§ GOAL:
Take every line from the first down to the line with "import * as" and set it down exactly, without the pictures.
━━━━━━━━
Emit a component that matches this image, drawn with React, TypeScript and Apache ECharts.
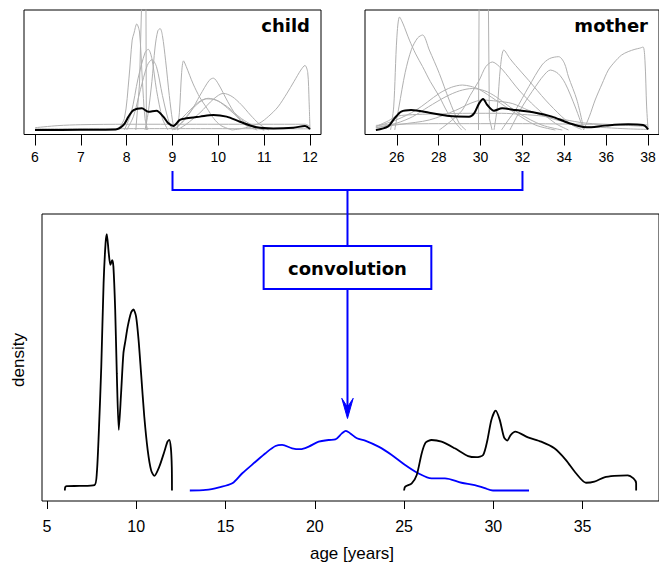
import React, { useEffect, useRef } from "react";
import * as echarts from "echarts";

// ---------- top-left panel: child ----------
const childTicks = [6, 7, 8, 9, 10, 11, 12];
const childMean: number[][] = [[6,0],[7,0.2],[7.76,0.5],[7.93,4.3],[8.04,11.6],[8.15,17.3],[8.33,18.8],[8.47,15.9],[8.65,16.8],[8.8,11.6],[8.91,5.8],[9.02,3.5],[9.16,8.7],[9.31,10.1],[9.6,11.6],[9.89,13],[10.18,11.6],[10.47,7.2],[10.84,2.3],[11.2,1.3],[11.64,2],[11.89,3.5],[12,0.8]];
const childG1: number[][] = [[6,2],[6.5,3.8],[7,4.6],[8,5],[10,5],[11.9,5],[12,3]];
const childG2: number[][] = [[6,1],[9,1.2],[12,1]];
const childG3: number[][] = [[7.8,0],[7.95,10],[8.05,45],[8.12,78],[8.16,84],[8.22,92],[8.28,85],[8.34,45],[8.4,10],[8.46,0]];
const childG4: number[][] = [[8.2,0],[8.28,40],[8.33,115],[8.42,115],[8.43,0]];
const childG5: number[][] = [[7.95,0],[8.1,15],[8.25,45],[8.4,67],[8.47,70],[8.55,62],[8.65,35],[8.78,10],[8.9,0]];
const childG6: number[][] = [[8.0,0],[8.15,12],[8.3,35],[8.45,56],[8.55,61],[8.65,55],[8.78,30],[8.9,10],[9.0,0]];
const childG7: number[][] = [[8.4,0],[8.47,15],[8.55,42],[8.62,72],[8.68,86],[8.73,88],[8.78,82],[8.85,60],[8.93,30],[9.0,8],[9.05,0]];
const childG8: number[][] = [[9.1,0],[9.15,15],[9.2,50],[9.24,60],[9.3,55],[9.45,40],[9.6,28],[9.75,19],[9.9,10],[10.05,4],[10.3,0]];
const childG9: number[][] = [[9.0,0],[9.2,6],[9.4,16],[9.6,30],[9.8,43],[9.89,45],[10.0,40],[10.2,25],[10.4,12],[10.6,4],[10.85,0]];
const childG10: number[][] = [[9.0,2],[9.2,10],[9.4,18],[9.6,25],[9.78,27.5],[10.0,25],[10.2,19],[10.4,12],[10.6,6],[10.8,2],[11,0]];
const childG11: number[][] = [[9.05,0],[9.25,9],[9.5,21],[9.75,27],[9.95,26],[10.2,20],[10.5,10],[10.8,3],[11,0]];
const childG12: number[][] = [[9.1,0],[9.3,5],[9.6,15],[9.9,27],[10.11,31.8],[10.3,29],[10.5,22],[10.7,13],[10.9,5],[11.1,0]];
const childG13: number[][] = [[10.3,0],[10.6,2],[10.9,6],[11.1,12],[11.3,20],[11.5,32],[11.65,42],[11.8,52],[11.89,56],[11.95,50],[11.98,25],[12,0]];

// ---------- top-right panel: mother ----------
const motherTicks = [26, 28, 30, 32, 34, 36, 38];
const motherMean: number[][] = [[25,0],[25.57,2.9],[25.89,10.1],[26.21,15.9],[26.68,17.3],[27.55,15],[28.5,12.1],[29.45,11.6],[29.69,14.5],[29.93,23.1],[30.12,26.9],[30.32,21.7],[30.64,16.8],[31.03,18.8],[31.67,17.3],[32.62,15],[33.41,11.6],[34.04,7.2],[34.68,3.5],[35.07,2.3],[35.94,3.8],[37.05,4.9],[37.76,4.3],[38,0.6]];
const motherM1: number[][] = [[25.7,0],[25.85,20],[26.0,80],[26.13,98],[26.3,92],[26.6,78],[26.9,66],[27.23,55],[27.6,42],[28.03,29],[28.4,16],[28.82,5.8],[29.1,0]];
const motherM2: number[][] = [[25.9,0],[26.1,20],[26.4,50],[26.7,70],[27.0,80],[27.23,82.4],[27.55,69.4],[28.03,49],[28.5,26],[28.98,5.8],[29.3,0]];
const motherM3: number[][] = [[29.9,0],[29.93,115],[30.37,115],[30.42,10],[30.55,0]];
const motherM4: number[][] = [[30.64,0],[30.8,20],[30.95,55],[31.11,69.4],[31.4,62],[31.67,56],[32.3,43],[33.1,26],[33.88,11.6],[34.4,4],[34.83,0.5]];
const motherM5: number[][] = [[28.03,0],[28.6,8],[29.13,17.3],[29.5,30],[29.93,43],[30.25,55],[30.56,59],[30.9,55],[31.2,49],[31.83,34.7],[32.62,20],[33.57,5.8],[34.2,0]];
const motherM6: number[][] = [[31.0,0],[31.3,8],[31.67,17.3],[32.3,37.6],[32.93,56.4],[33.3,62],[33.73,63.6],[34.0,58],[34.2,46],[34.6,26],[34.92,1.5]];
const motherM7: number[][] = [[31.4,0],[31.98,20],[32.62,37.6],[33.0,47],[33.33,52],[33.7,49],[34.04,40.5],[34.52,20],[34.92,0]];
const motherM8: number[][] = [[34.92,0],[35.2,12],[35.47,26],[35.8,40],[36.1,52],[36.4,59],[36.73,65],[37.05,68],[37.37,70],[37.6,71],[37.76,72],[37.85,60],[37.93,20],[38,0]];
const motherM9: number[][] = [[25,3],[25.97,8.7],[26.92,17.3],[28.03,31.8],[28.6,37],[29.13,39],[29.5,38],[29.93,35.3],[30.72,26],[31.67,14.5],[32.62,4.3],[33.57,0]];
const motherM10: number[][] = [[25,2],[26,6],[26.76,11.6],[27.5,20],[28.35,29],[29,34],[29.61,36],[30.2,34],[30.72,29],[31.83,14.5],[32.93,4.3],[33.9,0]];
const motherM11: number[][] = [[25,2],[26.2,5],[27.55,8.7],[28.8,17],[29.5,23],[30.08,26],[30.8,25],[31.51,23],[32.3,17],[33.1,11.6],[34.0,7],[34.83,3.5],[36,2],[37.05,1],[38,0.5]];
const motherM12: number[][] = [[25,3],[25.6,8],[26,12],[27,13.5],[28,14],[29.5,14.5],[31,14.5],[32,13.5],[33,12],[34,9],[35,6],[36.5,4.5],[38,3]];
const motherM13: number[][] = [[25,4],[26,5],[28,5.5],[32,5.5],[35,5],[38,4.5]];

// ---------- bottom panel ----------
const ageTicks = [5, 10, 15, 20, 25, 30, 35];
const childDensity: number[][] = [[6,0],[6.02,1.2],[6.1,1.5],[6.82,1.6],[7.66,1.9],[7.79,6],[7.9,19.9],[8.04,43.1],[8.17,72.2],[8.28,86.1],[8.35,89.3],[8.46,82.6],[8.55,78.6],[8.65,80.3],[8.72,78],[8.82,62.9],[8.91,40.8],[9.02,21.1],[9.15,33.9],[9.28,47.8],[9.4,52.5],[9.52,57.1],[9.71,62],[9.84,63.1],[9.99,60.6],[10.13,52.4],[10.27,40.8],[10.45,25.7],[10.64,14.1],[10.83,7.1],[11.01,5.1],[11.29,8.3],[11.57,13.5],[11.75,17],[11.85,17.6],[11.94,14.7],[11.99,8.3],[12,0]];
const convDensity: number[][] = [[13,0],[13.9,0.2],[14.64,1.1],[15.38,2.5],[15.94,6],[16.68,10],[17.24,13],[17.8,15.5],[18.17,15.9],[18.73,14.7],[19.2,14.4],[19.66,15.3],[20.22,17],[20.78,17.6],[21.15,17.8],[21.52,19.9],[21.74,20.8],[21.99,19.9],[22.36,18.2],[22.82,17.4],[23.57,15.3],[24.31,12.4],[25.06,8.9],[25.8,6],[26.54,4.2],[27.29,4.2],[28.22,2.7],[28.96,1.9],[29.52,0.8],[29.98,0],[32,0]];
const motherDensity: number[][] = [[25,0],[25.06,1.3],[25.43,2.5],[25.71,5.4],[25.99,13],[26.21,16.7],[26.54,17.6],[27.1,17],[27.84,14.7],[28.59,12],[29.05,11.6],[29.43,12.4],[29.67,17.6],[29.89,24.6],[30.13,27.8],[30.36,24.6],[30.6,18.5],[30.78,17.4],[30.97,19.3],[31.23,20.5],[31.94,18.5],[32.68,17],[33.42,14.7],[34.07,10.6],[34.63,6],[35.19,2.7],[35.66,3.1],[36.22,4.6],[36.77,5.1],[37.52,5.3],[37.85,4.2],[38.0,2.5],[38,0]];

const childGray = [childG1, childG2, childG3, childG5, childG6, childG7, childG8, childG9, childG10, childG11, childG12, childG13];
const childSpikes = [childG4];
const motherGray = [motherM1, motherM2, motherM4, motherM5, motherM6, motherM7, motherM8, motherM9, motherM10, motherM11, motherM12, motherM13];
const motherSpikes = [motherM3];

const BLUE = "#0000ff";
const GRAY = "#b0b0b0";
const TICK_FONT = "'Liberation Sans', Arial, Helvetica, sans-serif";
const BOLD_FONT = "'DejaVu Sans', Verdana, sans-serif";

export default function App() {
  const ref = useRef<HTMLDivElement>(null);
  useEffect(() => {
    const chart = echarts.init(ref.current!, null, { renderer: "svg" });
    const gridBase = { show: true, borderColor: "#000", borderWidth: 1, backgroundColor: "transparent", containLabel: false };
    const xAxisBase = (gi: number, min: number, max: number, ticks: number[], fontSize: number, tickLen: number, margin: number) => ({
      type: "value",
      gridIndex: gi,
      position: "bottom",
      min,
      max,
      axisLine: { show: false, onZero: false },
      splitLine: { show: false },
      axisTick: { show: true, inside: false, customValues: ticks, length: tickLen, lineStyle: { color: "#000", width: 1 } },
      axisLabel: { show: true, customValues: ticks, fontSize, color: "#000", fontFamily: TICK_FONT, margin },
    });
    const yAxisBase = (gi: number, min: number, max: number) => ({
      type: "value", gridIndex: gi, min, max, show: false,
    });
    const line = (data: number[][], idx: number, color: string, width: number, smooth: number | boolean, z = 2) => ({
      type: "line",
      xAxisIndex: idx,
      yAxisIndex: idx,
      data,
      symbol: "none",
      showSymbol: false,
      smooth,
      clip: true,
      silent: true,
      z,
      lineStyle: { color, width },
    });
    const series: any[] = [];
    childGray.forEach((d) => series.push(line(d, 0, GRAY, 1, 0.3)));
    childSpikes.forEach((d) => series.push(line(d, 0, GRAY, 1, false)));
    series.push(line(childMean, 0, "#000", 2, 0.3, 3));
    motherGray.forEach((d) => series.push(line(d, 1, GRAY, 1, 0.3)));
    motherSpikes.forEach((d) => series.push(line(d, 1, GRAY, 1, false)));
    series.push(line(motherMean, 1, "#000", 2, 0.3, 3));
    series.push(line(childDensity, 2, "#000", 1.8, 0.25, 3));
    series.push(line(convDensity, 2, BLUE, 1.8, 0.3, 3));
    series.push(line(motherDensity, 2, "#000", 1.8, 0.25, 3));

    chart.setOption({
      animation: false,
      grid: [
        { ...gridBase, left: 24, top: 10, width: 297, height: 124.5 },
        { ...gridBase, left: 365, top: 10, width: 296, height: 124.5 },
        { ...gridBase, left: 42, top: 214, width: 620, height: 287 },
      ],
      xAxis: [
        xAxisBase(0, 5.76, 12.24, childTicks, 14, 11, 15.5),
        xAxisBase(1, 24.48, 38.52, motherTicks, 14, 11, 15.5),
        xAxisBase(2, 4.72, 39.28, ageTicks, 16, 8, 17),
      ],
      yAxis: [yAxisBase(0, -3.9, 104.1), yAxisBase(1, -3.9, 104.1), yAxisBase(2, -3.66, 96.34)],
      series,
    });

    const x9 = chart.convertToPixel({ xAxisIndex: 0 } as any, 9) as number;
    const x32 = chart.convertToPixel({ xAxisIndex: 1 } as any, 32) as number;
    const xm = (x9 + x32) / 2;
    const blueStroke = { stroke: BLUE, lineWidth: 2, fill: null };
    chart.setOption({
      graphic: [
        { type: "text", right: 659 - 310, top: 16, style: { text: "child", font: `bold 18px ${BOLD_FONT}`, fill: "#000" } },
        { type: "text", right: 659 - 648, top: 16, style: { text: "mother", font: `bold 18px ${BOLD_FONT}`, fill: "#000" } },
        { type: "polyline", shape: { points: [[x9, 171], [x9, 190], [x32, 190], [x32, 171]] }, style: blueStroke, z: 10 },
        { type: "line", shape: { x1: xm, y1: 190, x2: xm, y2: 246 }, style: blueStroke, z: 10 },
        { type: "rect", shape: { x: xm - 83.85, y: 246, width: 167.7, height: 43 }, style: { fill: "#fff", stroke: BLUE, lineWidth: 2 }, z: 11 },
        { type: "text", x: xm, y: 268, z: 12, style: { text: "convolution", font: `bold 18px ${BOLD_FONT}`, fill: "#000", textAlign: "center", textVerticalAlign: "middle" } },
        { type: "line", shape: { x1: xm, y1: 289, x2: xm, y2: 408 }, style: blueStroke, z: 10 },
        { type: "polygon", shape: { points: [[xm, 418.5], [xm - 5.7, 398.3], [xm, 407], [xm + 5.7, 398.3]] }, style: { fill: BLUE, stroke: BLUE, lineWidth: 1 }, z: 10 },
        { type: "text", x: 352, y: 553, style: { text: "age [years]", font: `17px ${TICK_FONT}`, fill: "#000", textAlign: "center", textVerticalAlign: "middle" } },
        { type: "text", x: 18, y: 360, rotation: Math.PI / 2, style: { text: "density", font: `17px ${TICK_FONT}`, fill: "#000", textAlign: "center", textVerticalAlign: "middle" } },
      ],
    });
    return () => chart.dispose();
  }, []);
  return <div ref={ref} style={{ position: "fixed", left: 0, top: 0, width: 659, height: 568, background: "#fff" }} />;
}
━━━━━━━━
§ SOLUTION TO THE EXERCISE:
Emit a component that matches this image, drawn with React, TypeScript and Apache ECharts.
import React, { useEffect, useRef } from "react";
import * as echarts from "echarts";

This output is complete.